-- START LISTING --
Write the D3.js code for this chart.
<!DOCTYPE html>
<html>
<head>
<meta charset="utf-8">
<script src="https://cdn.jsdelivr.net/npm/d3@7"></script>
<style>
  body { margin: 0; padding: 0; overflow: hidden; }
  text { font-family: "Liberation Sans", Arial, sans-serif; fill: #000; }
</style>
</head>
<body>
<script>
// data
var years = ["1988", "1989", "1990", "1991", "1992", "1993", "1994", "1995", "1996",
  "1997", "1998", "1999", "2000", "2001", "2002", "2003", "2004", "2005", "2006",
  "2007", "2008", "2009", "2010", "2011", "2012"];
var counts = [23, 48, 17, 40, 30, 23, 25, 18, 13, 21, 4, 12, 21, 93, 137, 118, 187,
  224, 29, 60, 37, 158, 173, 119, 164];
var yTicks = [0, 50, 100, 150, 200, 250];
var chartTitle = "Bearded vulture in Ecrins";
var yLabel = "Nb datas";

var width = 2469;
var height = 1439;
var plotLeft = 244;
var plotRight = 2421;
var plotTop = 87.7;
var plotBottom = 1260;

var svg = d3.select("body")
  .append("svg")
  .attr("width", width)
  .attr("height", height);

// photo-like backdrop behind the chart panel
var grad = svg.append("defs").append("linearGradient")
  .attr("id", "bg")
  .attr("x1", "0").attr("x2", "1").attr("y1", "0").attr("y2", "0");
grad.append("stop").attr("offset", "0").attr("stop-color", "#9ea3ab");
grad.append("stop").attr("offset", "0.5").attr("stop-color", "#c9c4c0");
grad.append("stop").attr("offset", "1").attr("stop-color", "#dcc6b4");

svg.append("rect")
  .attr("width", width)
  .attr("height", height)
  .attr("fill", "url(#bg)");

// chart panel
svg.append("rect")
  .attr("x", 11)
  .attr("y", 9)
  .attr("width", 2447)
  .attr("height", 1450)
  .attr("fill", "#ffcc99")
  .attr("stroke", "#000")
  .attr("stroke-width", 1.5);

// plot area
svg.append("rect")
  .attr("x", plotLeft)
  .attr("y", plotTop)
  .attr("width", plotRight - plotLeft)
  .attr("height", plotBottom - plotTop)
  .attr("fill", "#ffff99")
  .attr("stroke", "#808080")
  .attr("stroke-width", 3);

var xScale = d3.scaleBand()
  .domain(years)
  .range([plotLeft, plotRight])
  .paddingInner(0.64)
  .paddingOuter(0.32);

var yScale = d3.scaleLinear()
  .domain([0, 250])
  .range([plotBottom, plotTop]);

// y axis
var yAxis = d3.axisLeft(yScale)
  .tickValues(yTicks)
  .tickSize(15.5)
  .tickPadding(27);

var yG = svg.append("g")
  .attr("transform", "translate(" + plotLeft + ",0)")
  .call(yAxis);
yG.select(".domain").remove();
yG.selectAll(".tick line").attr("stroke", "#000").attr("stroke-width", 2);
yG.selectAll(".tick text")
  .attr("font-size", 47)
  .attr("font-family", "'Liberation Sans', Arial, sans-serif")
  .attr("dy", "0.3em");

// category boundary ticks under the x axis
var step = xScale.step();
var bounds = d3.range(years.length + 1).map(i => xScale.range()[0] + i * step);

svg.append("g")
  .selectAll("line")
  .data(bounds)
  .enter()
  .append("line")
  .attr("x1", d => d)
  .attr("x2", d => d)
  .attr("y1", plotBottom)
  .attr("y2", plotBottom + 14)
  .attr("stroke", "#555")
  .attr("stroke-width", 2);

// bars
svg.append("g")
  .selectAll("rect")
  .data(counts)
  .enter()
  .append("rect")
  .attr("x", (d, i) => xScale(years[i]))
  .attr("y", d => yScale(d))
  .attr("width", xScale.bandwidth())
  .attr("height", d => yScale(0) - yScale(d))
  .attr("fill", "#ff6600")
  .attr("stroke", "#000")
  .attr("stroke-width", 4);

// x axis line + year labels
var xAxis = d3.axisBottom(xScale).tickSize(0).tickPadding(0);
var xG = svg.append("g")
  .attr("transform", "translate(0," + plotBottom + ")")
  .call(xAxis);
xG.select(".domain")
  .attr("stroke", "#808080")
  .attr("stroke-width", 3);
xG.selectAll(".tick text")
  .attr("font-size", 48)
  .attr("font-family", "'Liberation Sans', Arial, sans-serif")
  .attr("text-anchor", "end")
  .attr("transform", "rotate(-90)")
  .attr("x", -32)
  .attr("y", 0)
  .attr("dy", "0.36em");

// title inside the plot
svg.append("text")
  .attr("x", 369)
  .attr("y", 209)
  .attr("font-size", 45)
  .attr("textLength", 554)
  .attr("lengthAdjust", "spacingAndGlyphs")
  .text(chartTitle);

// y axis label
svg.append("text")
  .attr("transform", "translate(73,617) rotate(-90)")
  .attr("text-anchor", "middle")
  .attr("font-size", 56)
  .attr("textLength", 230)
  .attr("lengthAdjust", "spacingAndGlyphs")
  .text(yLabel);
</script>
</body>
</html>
-- END LISTING --
-- START LISTING --
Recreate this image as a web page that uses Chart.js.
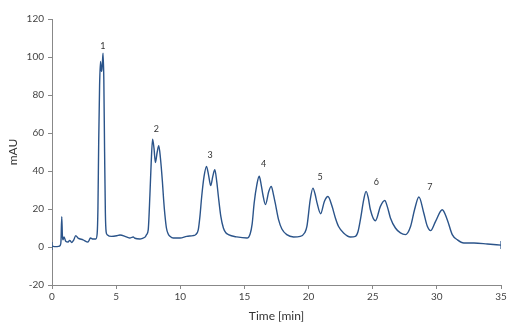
-- END LISTING --
-- START LISTING --
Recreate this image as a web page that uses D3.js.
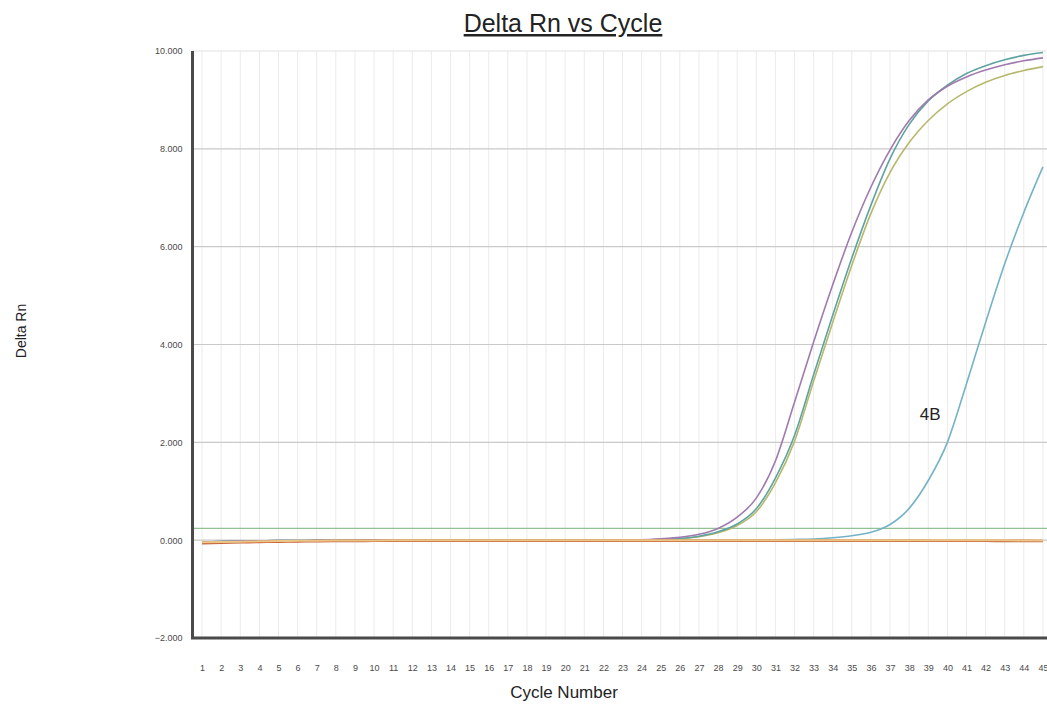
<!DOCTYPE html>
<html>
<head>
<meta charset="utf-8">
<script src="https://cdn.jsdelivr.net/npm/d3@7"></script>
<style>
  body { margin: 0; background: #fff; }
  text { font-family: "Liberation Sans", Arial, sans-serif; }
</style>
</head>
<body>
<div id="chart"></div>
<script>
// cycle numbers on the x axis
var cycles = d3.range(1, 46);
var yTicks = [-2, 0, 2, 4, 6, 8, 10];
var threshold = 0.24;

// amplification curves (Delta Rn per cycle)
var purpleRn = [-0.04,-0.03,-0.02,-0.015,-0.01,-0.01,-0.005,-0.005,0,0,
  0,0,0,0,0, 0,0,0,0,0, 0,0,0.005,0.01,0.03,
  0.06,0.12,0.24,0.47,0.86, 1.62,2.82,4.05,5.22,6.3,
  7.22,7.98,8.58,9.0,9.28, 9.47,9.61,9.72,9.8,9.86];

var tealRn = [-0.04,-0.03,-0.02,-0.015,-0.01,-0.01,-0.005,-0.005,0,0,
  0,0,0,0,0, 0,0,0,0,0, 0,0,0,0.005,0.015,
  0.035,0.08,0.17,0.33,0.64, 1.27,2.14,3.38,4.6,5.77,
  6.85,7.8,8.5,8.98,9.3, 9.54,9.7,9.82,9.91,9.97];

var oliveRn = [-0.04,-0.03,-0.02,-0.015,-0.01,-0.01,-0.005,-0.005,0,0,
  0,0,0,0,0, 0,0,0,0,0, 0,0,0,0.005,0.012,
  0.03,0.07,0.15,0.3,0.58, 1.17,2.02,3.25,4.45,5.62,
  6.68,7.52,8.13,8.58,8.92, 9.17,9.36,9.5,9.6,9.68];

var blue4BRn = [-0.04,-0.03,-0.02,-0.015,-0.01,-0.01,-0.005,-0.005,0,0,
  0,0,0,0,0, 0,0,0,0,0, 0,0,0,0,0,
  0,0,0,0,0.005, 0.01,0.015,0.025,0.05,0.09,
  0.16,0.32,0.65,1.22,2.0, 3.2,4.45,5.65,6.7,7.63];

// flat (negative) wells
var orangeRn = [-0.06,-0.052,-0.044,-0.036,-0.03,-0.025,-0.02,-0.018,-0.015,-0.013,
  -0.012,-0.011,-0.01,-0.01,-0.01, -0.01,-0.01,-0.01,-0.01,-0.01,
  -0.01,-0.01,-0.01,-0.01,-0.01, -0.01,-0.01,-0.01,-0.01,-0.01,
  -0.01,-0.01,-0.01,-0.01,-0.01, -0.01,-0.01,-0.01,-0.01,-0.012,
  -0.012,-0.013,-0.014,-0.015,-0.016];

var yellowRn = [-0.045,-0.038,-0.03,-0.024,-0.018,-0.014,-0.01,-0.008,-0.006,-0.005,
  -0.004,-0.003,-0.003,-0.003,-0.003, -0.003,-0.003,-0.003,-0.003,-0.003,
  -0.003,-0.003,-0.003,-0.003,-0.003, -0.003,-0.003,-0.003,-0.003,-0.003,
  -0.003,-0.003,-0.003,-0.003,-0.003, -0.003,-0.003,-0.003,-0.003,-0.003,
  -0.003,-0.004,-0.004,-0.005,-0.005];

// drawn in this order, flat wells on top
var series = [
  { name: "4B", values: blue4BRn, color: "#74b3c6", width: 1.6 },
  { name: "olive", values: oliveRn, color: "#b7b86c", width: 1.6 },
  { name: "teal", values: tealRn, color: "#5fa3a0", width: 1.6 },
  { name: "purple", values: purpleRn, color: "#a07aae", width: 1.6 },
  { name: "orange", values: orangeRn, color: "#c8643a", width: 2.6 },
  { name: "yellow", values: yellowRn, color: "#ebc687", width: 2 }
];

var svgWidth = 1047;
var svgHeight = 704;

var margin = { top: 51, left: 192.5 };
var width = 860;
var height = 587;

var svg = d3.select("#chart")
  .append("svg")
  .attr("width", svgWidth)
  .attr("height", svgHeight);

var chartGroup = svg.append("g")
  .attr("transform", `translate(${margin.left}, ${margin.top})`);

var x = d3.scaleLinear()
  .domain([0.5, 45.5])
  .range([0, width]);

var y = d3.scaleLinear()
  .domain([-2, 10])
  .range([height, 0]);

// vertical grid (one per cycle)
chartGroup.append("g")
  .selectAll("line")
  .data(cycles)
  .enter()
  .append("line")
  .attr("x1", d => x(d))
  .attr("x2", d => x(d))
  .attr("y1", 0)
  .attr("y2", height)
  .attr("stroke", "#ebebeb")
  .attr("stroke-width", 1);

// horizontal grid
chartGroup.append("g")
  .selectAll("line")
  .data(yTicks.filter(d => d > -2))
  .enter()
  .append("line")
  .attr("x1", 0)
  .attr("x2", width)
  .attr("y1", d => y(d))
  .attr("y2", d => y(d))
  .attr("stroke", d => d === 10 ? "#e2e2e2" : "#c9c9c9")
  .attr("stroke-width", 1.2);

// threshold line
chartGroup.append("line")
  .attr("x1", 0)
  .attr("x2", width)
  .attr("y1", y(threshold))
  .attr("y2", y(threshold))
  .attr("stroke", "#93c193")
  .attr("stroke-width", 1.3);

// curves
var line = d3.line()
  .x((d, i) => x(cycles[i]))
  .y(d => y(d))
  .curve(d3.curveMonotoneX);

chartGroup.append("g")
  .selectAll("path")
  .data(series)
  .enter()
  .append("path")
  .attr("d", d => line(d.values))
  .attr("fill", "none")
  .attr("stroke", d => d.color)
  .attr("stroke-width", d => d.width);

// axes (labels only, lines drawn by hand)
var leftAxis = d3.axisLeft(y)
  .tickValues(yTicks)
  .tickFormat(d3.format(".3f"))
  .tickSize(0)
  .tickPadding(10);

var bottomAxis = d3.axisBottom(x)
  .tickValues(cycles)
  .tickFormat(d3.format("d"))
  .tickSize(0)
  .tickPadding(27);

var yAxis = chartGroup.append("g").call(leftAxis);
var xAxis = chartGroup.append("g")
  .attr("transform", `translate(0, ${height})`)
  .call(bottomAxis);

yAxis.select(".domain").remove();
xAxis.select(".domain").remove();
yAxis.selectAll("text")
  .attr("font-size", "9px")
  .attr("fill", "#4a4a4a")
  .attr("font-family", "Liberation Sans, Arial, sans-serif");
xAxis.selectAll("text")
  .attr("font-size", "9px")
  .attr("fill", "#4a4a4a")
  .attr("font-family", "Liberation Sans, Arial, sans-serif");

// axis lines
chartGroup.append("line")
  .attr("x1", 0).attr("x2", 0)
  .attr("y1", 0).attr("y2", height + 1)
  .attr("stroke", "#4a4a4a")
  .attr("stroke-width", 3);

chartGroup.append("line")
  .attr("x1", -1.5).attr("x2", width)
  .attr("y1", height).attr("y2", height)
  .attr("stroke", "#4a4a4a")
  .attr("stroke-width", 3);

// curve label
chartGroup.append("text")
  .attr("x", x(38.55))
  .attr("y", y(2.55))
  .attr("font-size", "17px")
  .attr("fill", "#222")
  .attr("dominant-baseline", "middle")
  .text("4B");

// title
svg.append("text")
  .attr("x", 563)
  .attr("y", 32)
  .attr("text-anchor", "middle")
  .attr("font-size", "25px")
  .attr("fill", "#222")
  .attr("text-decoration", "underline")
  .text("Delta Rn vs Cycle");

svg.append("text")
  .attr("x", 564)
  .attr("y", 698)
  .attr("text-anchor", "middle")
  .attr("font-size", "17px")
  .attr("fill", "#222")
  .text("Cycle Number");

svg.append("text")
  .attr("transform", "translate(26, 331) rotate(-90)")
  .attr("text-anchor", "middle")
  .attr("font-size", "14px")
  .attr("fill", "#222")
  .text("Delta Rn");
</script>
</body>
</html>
-- END LISTING --
# [REQUIRED WORK]
How many lines of these entries hold the string "that"? Answer with the number alone.

# [WRITTEN REPLY]
2